Task requirements: Copy each line below exactly and leave the pictures out.

** START **

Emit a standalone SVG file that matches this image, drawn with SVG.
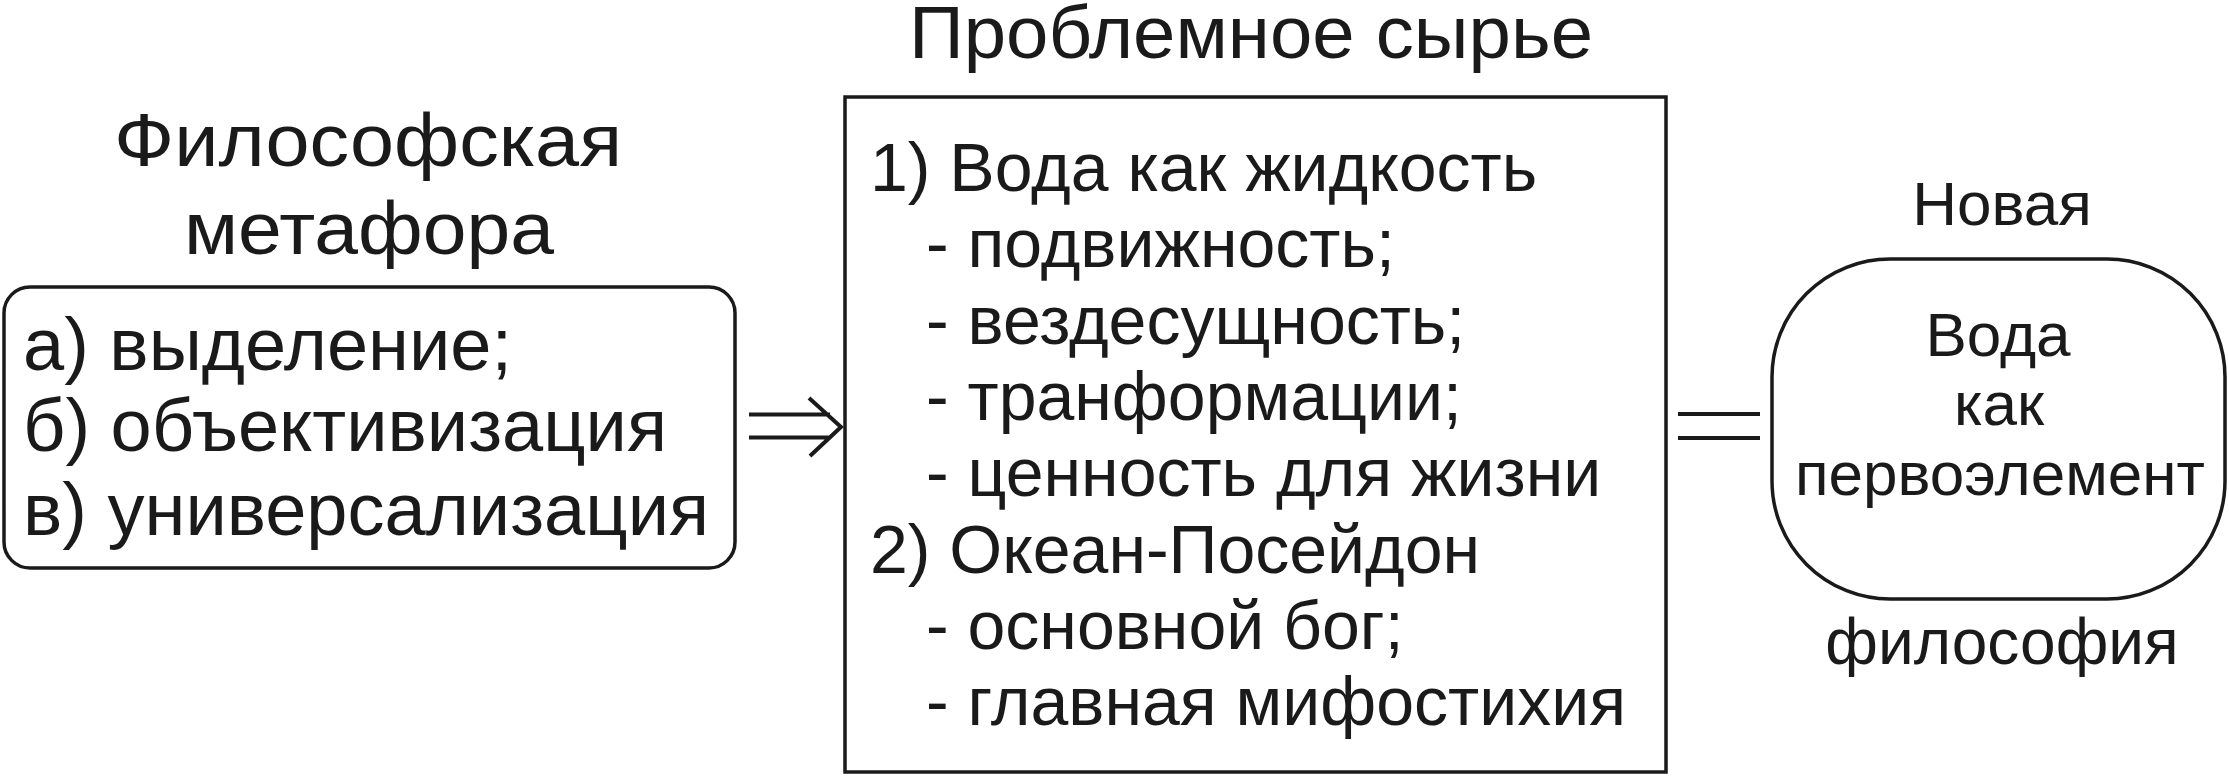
<svg xmlns="http://www.w3.org/2000/svg" width="2229" height="776" viewBox="0 0 2229 776">
<style>
text{font-family:"Liberation Sans",Arial,sans-serif;fill:#1a1a1a}
.t{font-size:75px;text-anchor:middle}
.l{font-size:74px}
.m{font-size:68px}
.r{font-size:62px;text-anchor:middle}
.box{fill:#fff;stroke:#1a1a1a;stroke-width:3.5}
.con{fill:none;stroke:#1a1a1a;stroke-width:4}
</style>
<rect width="2229" height="776" fill="#fff"/>
<g id="metaphor">
<text class="t" x="368" y="166" textLength="508" lengthAdjust="spacingAndGlyphs">Философская</text>
<text class="t" x="369" y="254" textLength="370" lengthAdjust="spacingAndGlyphs">метафора</text>
<rect class="box" x="4" y="287" width="731" height="281" rx="26"/>
<text class="l" x="23" y="370">а) выделение;</text>
<text class="l" x="23" y="451">б) объективизация</text>
<text class="l" x="23" y="535">в) универсализация</text>
</g>
<g id="raw">
<text class="t" x="1251" y="58" textLength="684" lengthAdjust="spacingAndGlyphs">Проблемное сырье</text>
<rect class="box" x="845" y="97" width="821" height="675"/>
<text class="m" x="870" y="191">1) Вода как жидкость</text>
<text class="m" x="926" y="267">- подвижность;</text>
<text class="m" x="926" y="344">- вездесущность;</text>
<text class="m" x="926" y="420">- транформации;</text>
<text class="m" x="926" y="496">- ценность для жизни</text>
<text class="m" x="870" y="573">2) Океан-Посейдон</text>
<text class="m" x="926" y="649">- основной бог;</text>
<text class="m" x="926" y="725">- главная мифостихия</text>
</g>
<g id="newphil">
<text class="r" x="2002" y="225">Новая</text>
<rect class="box" x="1772" y="259" width="453" height="340" rx="118"/>
<text class="r" x="1998" y="356">Вода</text>
<text class="r" x="1999" y="425">как</text>
<text class="r" x="2000" y="495">первоэлемент</text>
<text class="r" x="2002" y="664" style="font-size:64px">философия</text>
</g>
<g id="connectors">
<path class="con" d="M749 414.5H830M749 437.5H830M809 398L841 427L810 456"/>
<path class="con" d="M1678 414H1760M1678 438H1760"/>
</g>
</svg>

** END **

Exercise result:
Emit a standalone SVG file that matches this image, drawn with SVG.
<svg xmlns="http://www.w3.org/2000/svg" width="2229" height="776" viewBox="0 0 2229 776">
<style>
text{font-family:"Liberation Sans",Arial,sans-serif;fill:#1a1a1a}
.t{font-size:75px;text-anchor:middle}
.l{font-size:74px}
.m{font-size:68px}
.r{font-size:62px;text-anchor:middle}
.box{fill:#fff;stroke:#1a1a1a;stroke-width:3.5}
.con{fill:none;stroke:#1a1a1a;stroke-width:4}
</style>
<rect width="2229" height="776" fill="#fff"/>
<g id="metaphor">
<text class="t" x="368" y="166" textLength="508" lengthAdjust="spacingAndGlyphs">Философская</text>
<text class="t" x="369" y="254" textLength="370" lengthAdjust="spacingAndGlyphs">метафора</text>
<rect class="box" x="4" y="287" width="731" height="281" rx="26"/>
<text class="l" x="23" y="370">а) выделение;</text>
<text class="l" x="23" y="451">б) объективизация</text>
<text class="l" x="23" y="535">в) универсализация</text>
</g>
<g id="raw">
<text class="t" x="1251" y="58" textLength="684" lengthAdjust="spacingAndGlyphs">Проблемное сырье</text>
<rect class="box" x="845" y="97" width="821" height="675"/>
<text class="m" x="870" y="191">1) Вода как жидкость</text>
<text class="m" x="926" y="267">- подвижность;</text>
<text class="m" x="926" y="344">- вездесущность;</text>
<text class="m" x="926" y="420">- транформации;</text>
<text class="m" x="926" y="496">- ценность для жизни</text>
<text class="m" x="870" y="573">2) Океан-Посейдон</text>
<text class="m" x="926" y="649">- основной бог;</text>
<text class="m" x="926" y="725">- главная мифостихия</text>
</g>
<g id="newphil">
<text class="r" x="2002" y="225">Новая</text>
<rect class="box" x="1772" y="259" width="453" height="340" rx="118"/>
<text class="r" x="1998" y="356">Вода</text>
<text class="r" x="1999" y="425">как</text>
<text class="r" x="2000" y="495">первоэлемент</text>
<text class="r" x="2002" y="664" style="font-size:64px">философия</text>
</g>
<g id="connectors">
<path class="con" d="M749 414.5H830M749 437.5H830M809 398L841 427L810 456"/>
<path class="con" d="M1678 414H1760M1678 438H1760"/>
</g>
</svg>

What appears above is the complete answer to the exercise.